Risks to the International Thesis

No honest assessment omits the risks. Schwab notes that international equities could face headwinds if earnings and economic growth disappoint, or if the dollar strengthens unexpectedly. Trade tensions — including tariff escalation that has already prompted “Sell America” discussions in early 2026 — could disrupt global capital flows. China’s recovery remains uncertain. Japan’s export-dependent companies are sensitive to yen appreciation, which could offset earnings in local currency terms.

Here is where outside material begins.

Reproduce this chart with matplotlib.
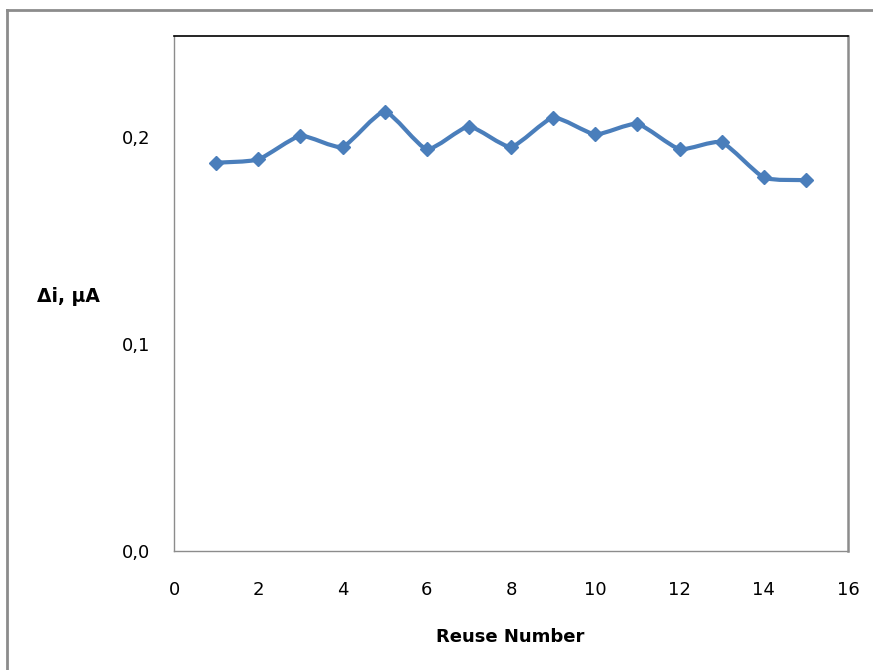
import matplotlib
matplotlib.use("Agg")
import matplotlib.pyplot as plt
from matplotlib.path import Path
from matplotlib.patches import PathPatch
from matplotlib.lines import Line2D
import numpy as np

reuse = [1, 2, 3, 4, 5, 6, 7, 8, 9, 10, 11, 12, 13, 14, 15]
delta_i = [0.1876, 0.1892, 0.2005, 0.1953, 0.2122, 0.1942, 0.2050, 0.1953,
           0.2093, 0.2013, 0.2063, 0.1942, 0.1974, 0.1805, 0.1792]
xticks = [0, 2, 4, 6, 8, 10, 12, 14, 16]
yticks = [0.0, 0.1, 0.2]
ytick_labels = ["0,0", "0,1", "0,2"]

plt.rcParams['font.family'] = ["DejaVu Sans"]
BLUE = "#4a7ebb"

fig = plt.figure(figsize=(8.73, 6.70), dpi=100)
ax = fig.add_axes([174/873, 1 - 551/670, (848-174)/873, (551-36)/670])

# lightly smoothed line (cardinal spline as cubic Bezier) through the points
x = np.asarray(reuse, float)
y = np.asarray(delta_i, float)
pts = np.column_stack([x, y])
ext = np.vstack([pts[0], pts, pts[-1]])
k = 1.0 / 10.0
verts = [tuple(pts[0])]
codes = [Path.MOVETO]
for i in range(len(pts) - 1):
    p0, p1, p2, p3 = ext[i], ext[i+1], ext[i+2], ext[i+3]
    c1 = p1 + (p2 - p0) * k
    c2 = p2 - (p3 - p1) * k
    verts += [tuple(c1), tuple(c2), tuple(p2)]
    codes += [Path.CURVE4] * 3
ax.add_patch(PathPatch(Path(verts, codes), facecolor="none", edgecolor=BLUE,
                       lw=3.0, capstyle="round", joinstyle="round", zorder=2))
ax.plot(x, y, linestyle="none", marker="D", markersize=7.2,
        color=BLUE, markeredgecolor=BLUE, zorder=3)

ax.set_xlim(0, 16)
ax.set_ylim(0, 0.2488)
ax.set_xticks(xticks)
ax.set_xticklabels([str(t) for t in xticks])
ax.set_yticks(yticks)
ax.set_yticklabels(ytick_labels)
ax.tick_params(axis="both", length=0, labelsize=13, colors="black")
ax.tick_params(axis="x", pad=21.5)
ax.tick_params(axis="y", pad=17.3)

for side in ["left", "bottom"]:
    ax.spines[side].set_color("#8c8c8c")
    ax.spines[side].set_linewidth(1.0)
ax.spines["right"].set_color("#8c8c8c")
ax.spines["right"].set_linewidth(1.8)
ax.spines["top"].set_color("black")
ax.spines["top"].set_linewidth(1.2)

fig.text(68.5/873, 1 - 297/670, "Δi, μA", ha="center", va="center",
         fontsize=13.5, fontweight="bold")
fig.text(510/873, 1 - 637/670, "Reuse Number", ha="center", va="center",
         fontsize=13, fontweight="bold")

# outer chart-area frame (left and top edges only are visible)
fx, fy = 7/873, 1 - 10/670
fig.add_artist(Line2D([fx, fx], [-0.05, fy], transform=fig.transFigure,
                      color="#8c8c8c", lw=2.0, solid_capstyle="projecting"))
fig.add_artist(Line2D([fx, 1.05], [fy, fy], transform=fig.transFigure,
                      color="#8c8c8c", lw=2.0, solid_capstyle="projecting"))

fig.savefig("out.png", dpi=100)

For emerging markets broadly, geopolitical fragmentation, currency volatility, and governance variation across countries require active management and diversification discipline rather than passive index exposure alone.


Conclusion

The case for international equities in 2026 is not a contrarian bet — it is a valuation-grounded, earnings-supported, and institutionally endorsed diversification argument. European fiscal stimulus and defense spending, Japan’s corporate governance transformation, and the AI supply chain exposure embedded in EM Asia have given non-U.S. equities genuine fundamental tailwinds, not just cheap multiples.

Whether international stocks can repeat their 2025 outperformance depends on execution — on European governments delivering on fiscal pledges, on Japanese companies sustaining reform momentum, on China’s consumer recovery materializing. But for investors overexposed to a U.S. market trading at historically stretched valuations, the geographic diversification case has rarely been more clearly articulated by the institutions that manage the most capital in the world.


This article is for informational and educational purposes only and does not constitute financial or investment advice. Always consult a qualified financial professional before making investment decisions.